Outside the museum, discomfort begins to materialize. In the streets of New York, posters have appeared renaming the event as “Bezos’s Met Gala” and questioning the origin of the money that funds it, linking it to labor conditions and its proximity to political power. Behind the campaign is Everyone Hates Elon, a collective operating between activism and media intervention, known for high-impact visual actions designed to discomfort figures like Elon Musk or Bezos himself and amplify rejection towards large tech fortunes.
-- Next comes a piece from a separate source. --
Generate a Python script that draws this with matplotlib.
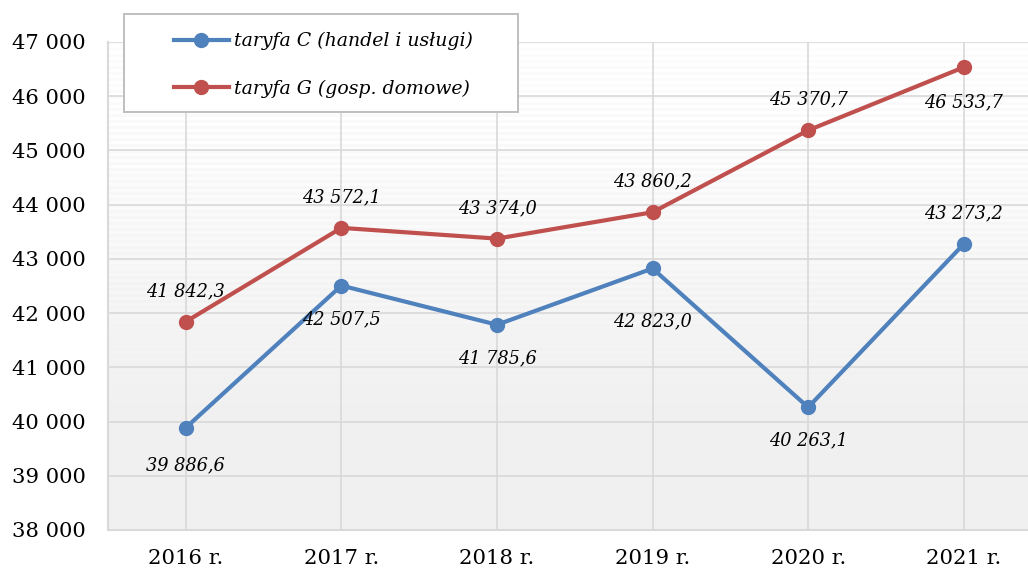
import numpy as np
import matplotlib
matplotlib.use("Agg")
import matplotlib.pyplot as plt
from matplotlib.patches import Rectangle

years = ["2016 r.", "2017 r.", "2018 r.", "2019 r.", "2020 r.", "2021 r."]
taryfa_c = [39886.6, 42507.5, 41785.6, 42823.0, 40263.1, 43273.2]
taryfa_g = [41842.3, 43572.1, 43374.0, 43860.2, 45370.7, 46533.7]
yticks = [38000, 39000, 40000, 41000, 42000, 43000, 44000, 45000, 46000, 47000]

# label offsets (points): above / below the marker
c_off = [-27, -24, -24, -38, -24, 22]
g_off = [22, 22, 22, 22, 22, -25]

BLUE = "#4f81bd"
RED = "#c0504d"
GRID = "#d9d9d9"

plt.rcParams["font.family"] = ["DejaVu Serif"]

fig = plt.figure(figsize=(10.28, 5.71), dpi=100)
ax = fig.add_axes([108 / 1028, 1 - 530 / 571, 1 - 108 / 1028, (530 - 42) / 571])

# striped gradient background
H = 488
rows = np.arange(H)
t = rows / H
stripe = ((rows // 3) % 2).astype(float)
fade = np.clip(1 - t / 0.75, 0, 1)
val = 0.94 + 0.06 * fade * (0.5 + 0.5 * stripe) * 0.9 + 0.02 * fade
val = np.clip(val, 0, 1)
bg = np.repeat(val[:, None], 10, axis=1)
ax.imshow(bg, cmap="gray", vmin=0, vmax=1, aspect="auto",
          extent=[-0.5, 5.413, 38000, 47000], zorder=0, interpolation="nearest")

x = np.arange(len(years))
ax.plot(x, taryfa_c, color=BLUE, lw=3, marker="o", ms=10, zorder=3,
        label="taryfa C (handel i usługi)")
ax.plot(x, taryfa_g, color=RED, lw=3, marker="o", ms=10, zorder=3,
        label="taryfa G (gosp. domowe)")

def fmt(v):
    return f"{v:,.1f}".replace(",", " ").replace(".", ",")

for i, v in enumerate(taryfa_c):
    ax.annotate(fmt(v), (i, v), xytext=(0, c_off[i]), textcoords="offset points",
                ha="center", va="center", style="italic", fontsize=12.8, zorder=4)
for i, v in enumerate(taryfa_g):
    ax.annotate(fmt(v), (i, v), xytext=(0, g_off[i]), textcoords="offset points",
                ha="center", va="center", style="italic", fontsize=12.8, zorder=4)

ax.set_xlim(-0.5, 5.413)
ax.set_ylim(38000, 47000)
ax.set_xticks(x)
ax.set_xticklabels(years, fontsize=15.3)
ax.set_yticks(yticks)
ax.set_yticklabels([f"{v:,}".replace(",", " ") for v in yticks], fontsize=15.2)
ax.tick_params(length=0)
ax.tick_params(axis="y", pad=16)
ax.tick_params(axis="x", pad=14)
ax.grid(True, color=GRID, lw=1.2, zorder=1)
ax.set_axisbelow(True)
for s in ["top", "right"]:
    ax.spines[s].set_visible(False)
for s in ["left", "bottom"]:
    ax.spines[s].set_color(GRID)
    ax.spines[s].set_linewidth(1.5)

# legend box drawn separately so padding matches
W, Hf = 1028, 571
fig.patches.append(Rectangle((124 / W, 1 - 112 / Hf), (518 - 124) / W, (112 - 14) / Hf,
                             transform=fig.transFigure, facecolor="white",
                             edgecolor="#bfbfbf", lw=1.4, zorder=5))
leg = fig.legend(loc="upper left", bbox_to_anchor=(155 / W, 1 - 13 / Hf),
                 prop={"style": "italic", "size": 13.6}, frameon=False,
                 handlelength=2.9, labelspacing=1.55, borderpad=0.5, handletextpad=0.3)
leg.set_zorder(6)

fig.savefig("out.png", dpi=100)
The city’s mayor, Zohran Mamdani, has decided not to attend, arguing that his priority is to address the affordability crisis in one of the most expensive cities in the country, in a gesture that introduces an unusual dissonance on a night designed to align interests.

Inside, however, the machinery remains intact. On Monday night, celebrities, brands, and the staging on the building’s stairs will dominate the global conversation. The Met Gala remains, in terms of visibility, hard to eclipse, especially in an edition featuring Beyoncé after more than a decade of absence. But visibility is not the same as relevance. For years, both coincided. Today it is no longer so clear.

The attention the event continues to concentrate is not only directed at what is celebrated but also at what is in doubt: who pays, who enters, what exactly is being bought. The Met Gala has not stopped being important. What is in doubt is the type of importance it has.